▼▼▼

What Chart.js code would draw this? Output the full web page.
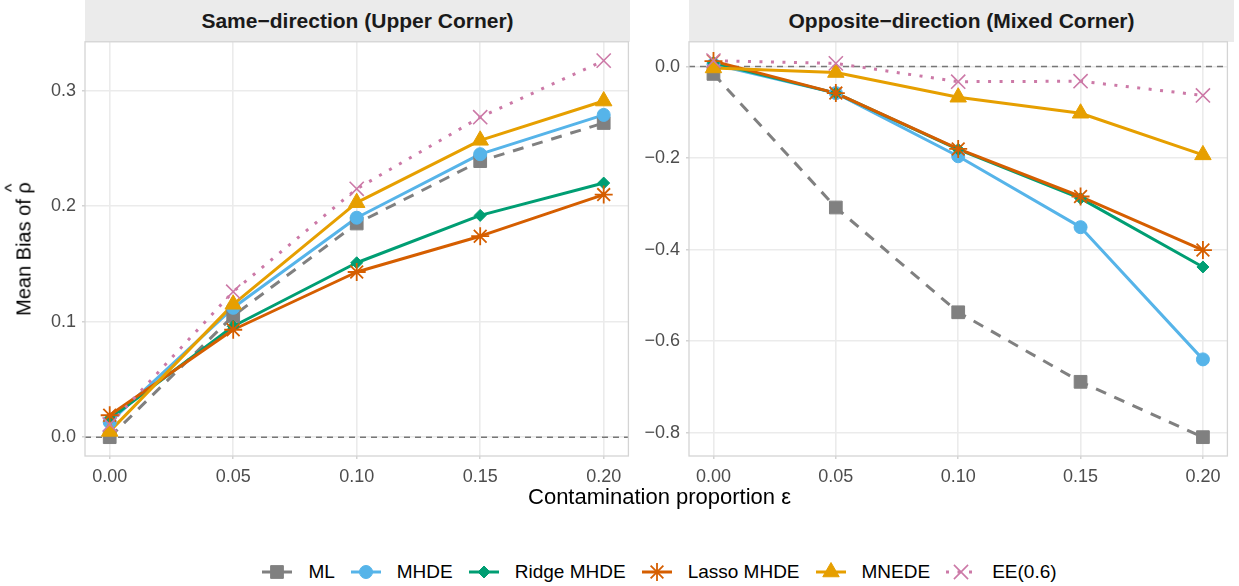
<!DOCTYPE html>
<html>
<head>
<meta charset="utf-8">
<script src="https://cdn.jsdelivr.net/npm/chart.js@4.4.1/dist/chart.umd.min.js"></script>
<style>
  body { margin: 0; background: #fff; font-family: "Liberation Sans", Arial, Helvetica, sans-serif; }
  #fig { position: relative; width: 1239px; height: 586px; overflow: hidden; }
  .strip { position: absolute; top: 0; height: 42px; background: #EBEBEB; color: #1A1A1A;
           font-weight: bold; font-size: 21px; display: flex; align-items: center; justify-content: center; }
  .cv { position: absolute; top: 42px; }
  #ytitle { position: absolute; left: 24px; top: 249px; transform: translate(-50%, -50%) rotate(-90deg);
            font-size: 20px; color: #000; white-space: nowrap; }
  .hat { position: relative; display: inline-block; }
  .hat span { position: absolute; left: 0; right: 0; top: -0.62em; text-align: center; font-size: 0.9em; }
  #xtitle { position: absolute; left: 85px; width: 1149px; top: 484px; text-align: center; font-size: 22px; color: #000; }
  #legend { position: absolute; left: 85px; width: 1149px; top: 560px; height: 24px; display: flex;
            justify-content: center; align-items: center; font-size: 19px; color: #000; }
  .item { display: flex; align-items: center; margin: 0 8px; }
  .item canvas { margin-right: 16px; }
</style>
</head>
<body>
<div id="fig">
  <div class="strip" style="left:85px;width:545px;">Same−direction (Upper Corner)</div>
  <div class="strip" style="left:689px;width:545px;">Opposite−direction (Mixed Corner)</div>
  <canvas id="leftChart" class="cv" style="left:0px;" width="640" height="460"></canvas>
  <canvas id="rightChart" class="cv" style="left:640px;" width="599" height="460"></canvas>
  <div id="ytitle">Mean Bias of <span class="hat">ρ<span>^</span></span></div>
  <div id="xtitle">Contamination proportion ε</div>
  <div id="legend"></div>
</div>
<script>
// data
const eps = [0, 0.05, 0.10, 0.15, 0.20];
const methods = ['ML', 'MHDE', 'Ridge MHDE', 'Lasso MHDE', 'MNEDE', 'EE(0.6)'];

// Same-direction (Upper Corner)
const sameML    = [0.000, 0.105, 0.185, 0.239, 0.272];
const sameMHDE  = [0.013, 0.112, 0.190, 0.245, 0.279];
const sameRidge = [0.016, 0.096, 0.151, 0.192, 0.220];
const sameLasso = [0.019, 0.093, 0.143, 0.174, 0.210];
const sameMNEDE = [0.005, 0.115, 0.203, 0.257, 0.291];
const sameEE    = [0.011, 0.126, 0.215, 0.277, 0.326];

// Opposite-direction (Mixed Corner)
const oppML    = [-0.016, -0.308, -0.537, -0.689, -0.810];
const oppMHDE  = [0.005, -0.058, -0.196, -0.351, -0.640];
const oppRidge = [0.008, -0.058, -0.181, -0.288, -0.438];
const oppLasso = [0.012, -0.058, -0.180, -0.284, -0.401];
const oppMNEDE = [-0.003, -0.013, -0.067, -0.102, -0.193];
const oppEE    = [0.013, 0.007, -0.033, -0.032, -0.063];

const sameTicks = [0, 0.1, 0.2, 0.3];
const oppTicks = [0, -0.2, -0.4, -0.6, -0.8];
const epsTicks = [0, 0.05, 0.10, 0.15, 0.20];

// look of each method
const styles = [
  { color: '#808080', dash: [11, 9], point: 'rect', radius: 9, bw: 1 },
  { color: '#56B4E9', dash: [], point: 'circle', radius: 6.5, bw: 1 },
  { color: '#009E73', dash: [], point: 'rectRot', radius: 6, bw: 1 },
  { color: '#D55E00', dash: [], point: 'star', radius: 9, bw: 1.8 },
  { color: '#E69F00', dash: [], point: 'triangle', radius: 9.5, bw: 1 },
  { color: '#CC79A7', dash: [3, 8.5], point: 'crossRot', radius: 10, bw: 1.6 }
];

const xMin = -0.01, xMax = 0.21;
const panelTop = 42, panelHeight = 414, xAxisHeight = 46;

function expandRange(arrays) {
  const all = [].concat(...arrays, [0]);
  const lo = Math.min(...all), hi = Math.max(...all);
  const pad = (hi - lo) * 0.05;
  return [lo - pad, hi + pad];
}

function fmt(v, d) {
  return v.toFixed(d).replace('-', '\u2212');
}

function buildDatasets(seriesList) {
  const ds = [];
  ds.push({
    data: [{ x: xMin, y: 0 }, { x: xMax, y: 0 }],
    borderColor: '#777777', borderWidth: 1.5, borderDash: [6, 5],
    pointRadius: 0, order: 40
  });
  seriesList.forEach((vals, i) => {
    const s = styles[i];
    const pts = eps.map((x, j) => ({ x: x, y: vals[j] }));
    ds.push({
      label: methods[i], data: pts, borderColor: s.color, borderWidth: 3,
      borderDash: s.dash, borderJoinStyle: 'round', pointRadius: 0, order: 30 - i
    });
    ds.push({
      label: methods[i], data: pts, showLine: false, pointStyle: s.point,
      pointRadius: s.radius, pointBackgroundColor: s.color, pointBorderColor: s.color,
      pointBorderWidth: s.bw, order: 10 - i
    });
  });
  return ds;
}

const panelBox = {
  id: 'panelBox',
  afterDraw(chart) {
    const { ctx, chartArea: a } = chart;
    ctx.save();
    ctx.strokeStyle = '#D4D4D4';
    ctx.lineWidth = 1.3;
    ctx.strokeRect(a.left, a.top, a.right - a.left, a.bottom - a.top);
    ctx.restore();
  }
};

function chartConfig(seriesList, yTicks, yAxisWidth, padRight) {
  const [yMin, yMax] = expandRange(seriesList);
  return {
    type: 'line',
    data: { datasets: buildDatasets(seriesList) },
    options: {
      responsive: false,
      maintainAspectRatio: false,
      animation: false,
      events: [],
      layout: { padding: { left: 0, right: padRight, top: 0, bottom: 0 } },
      plugins: { legend: { display: false }, tooltip: { enabled: false } },
      scales: {
        x: {
          type: 'linear', min: xMin, max: xMax,
          afterBuildTicks: (s) => { s.ticks = epsTicks.map(v => ({ value: v })); },
          afterFit: (s) => { s.height = xAxisHeight; },
          ticks: { callback: (v) => fmt(v, 2), color: '#4D4D4D', font: { size: 18, family: 'Liberation Sans' }, padding: 7, maxRotation: 0 },
          grid: { color: '#EBEBEB', lineWidth: 1.6, tickColor: '#C8C8C8', tickLength: 3, tickWidth: 1.2 },
          border: { display: false }
        },
        y: {
          type: 'linear', min: yMin, max: yMax,
          afterBuildTicks: (s) => { s.ticks = yTicks.map(v => ({ value: v })); },
          afterFit: (s) => { s.width = yAxisWidth; },
          ticks: { callback: (v) => fmt(v, 1), color: '#4D4D4D', font: { size: 18, family: 'Liberation Sans' }, padding: 6 },
          grid: { color: '#EBEBEB', lineWidth: 1.6, tickColor: '#C8C8C8', tickLength: 3, tickWidth: 1.2 },
          border: { display: false }
        }
      }
    },
    plugins: [panelBox]
  };
}

function makeChart(id, seriesList, yTicks, yAxisWidth, padRight) {
  const canvas = document.getElementById(id);
  const w = canvas.width;
  // first pass only to learn how much room the y axis keeps above the plot
  let chart = new Chart(canvas, chartConfig(seriesList, yTicks, yAxisWidth, padRight));
  const t = chart.chartArea.top;
  chart.destroy();
  canvas.width = w;
  canvas.height = Math.round(panelHeight + t + xAxisHeight);
  canvas.style.top = (panelTop - t) + 'px';
  chart = new Chart(canvas, chartConfig(seriesList, yTicks, yAxisWidth, padRight));
  return chart;
}

makeChart('leftChart', [sameML, sameMHDE, sameRidge, sameLasso, sameMNEDE, sameEE], sameTicks, 85, 10);
makeChart('rightChart', [oppML, oppMHDE, oppRidge, oppLasso, oppMNEDE, oppEE], oppTicks, 49, 5);

// shared legend below both panels
const legend = document.getElementById('legend');
methods.forEach((name, i) => {
  const s = styles[i];
  const item = document.createElement('div');
  item.className = 'item';
  const key = document.createElement('canvas');
  key.width = 30; key.height = 22;
  const ctx = key.getContext('2d');
  ctx.strokeStyle = s.color;
  ctx.fillStyle = s.color;
  ctx.lineWidth = 3;
  ctx.setLineDash(s.dash);
  ctx.beginPath();
  ctx.moveTo(0, 11);
  ctx.lineTo(30, 11);
  ctx.stroke();
  ctx.setLineDash([]);
  ctx.lineWidth = s.bw;
  if (Chart.helpers && Chart.helpers.drawPoint) {
    Chart.helpers.drawPoint(ctx, { pointStyle: s.point, radius: s.radius, borderWidth: s.bw, rotation: 0 }, 15, 11);
  }
  const label = document.createElement('span');
  label.textContent = name;
  item.appendChild(key);
  item.appendChild(label);
  legend.appendChild(item);
});
</script>
</body>
</html>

▲▲▲

# EXERCISE PROMPT
Skip every picture and return the lines above from the top through the one that contains "const methods = ['ML', 'MHDE', 'Ridge".

# SOLUTION FOR THIS TASK
What Chart.js code would draw this? Output the full web page.
<!DOCTYPE html>
<html>
<head>
<meta charset="utf-8">
<script src="https://cdn.jsdelivr.net/npm/chart.js@4.4.1/dist/chart.umd.min.js"></script>
<style>
  body { margin: 0; background: #fff; font-family: "Liberation Sans", Arial, Helvetica, sans-serif; }
  #fig { position: relative; width: 1239px; height: 586px; overflow: hidden; }
  .strip { position: absolute; top: 0; height: 42px; background: #EBEBEB; color: #1A1A1A;
           font-weight: bold; font-size: 21px; display: flex; align-items: center; justify-content: center; }
  .cv { position: absolute; top: 42px; }
  #ytitle { position: absolute; left: 24px; top: 249px; transform: translate(-50%, -50%) rotate(-90deg);
            font-size: 20px; color: #000; white-space: nowrap; }
  .hat { position: relative; display: inline-block; }
  .hat span { position: absolute; left: 0; right: 0; top: -0.62em; text-align: center; font-size: 0.9em; }
  #xtitle { position: absolute; left: 85px; width: 1149px; top: 484px; text-align: center; font-size: 22px; color: #000; }
  #legend { position: absolute; left: 85px; width: 1149px; top: 560px; height: 24px; display: flex;
            justify-content: center; align-items: center; font-size: 19px; color: #000; }
  .item { display: flex; align-items: center; margin: 0 8px; }
  .item canvas { margin-right: 16px; }
</style>
</head>
<body>
<div id="fig">
  <div class="strip" style="left:85px;width:545px;">Same−direction (Upper Corner)</div>
  <div class="strip" style="left:689px;width:545px;">Opposite−direction (Mixed Corner)</div>
  <canvas id="leftChart" class="cv" style="left:0px;" width="640" height="460"></canvas>
  <canvas id="rightChart" class="cv" style="left:640px;" width="599" height="460"></canvas>
  <div id="ytitle">Mean Bias of <span class="hat">ρ<span>^</span></span></div>
  <div id="xtitle">Contamination proportion ε</div>
  <div id="legend"></div>
</div>
<script>
// data
const eps = [0, 0.05, 0.10, 0.15, 0.20];
const methods = ['ML', 'MHDE', 'Ridge MHDE', 'Lasso MHDE', 'MNEDE', 'EE(0.6)'];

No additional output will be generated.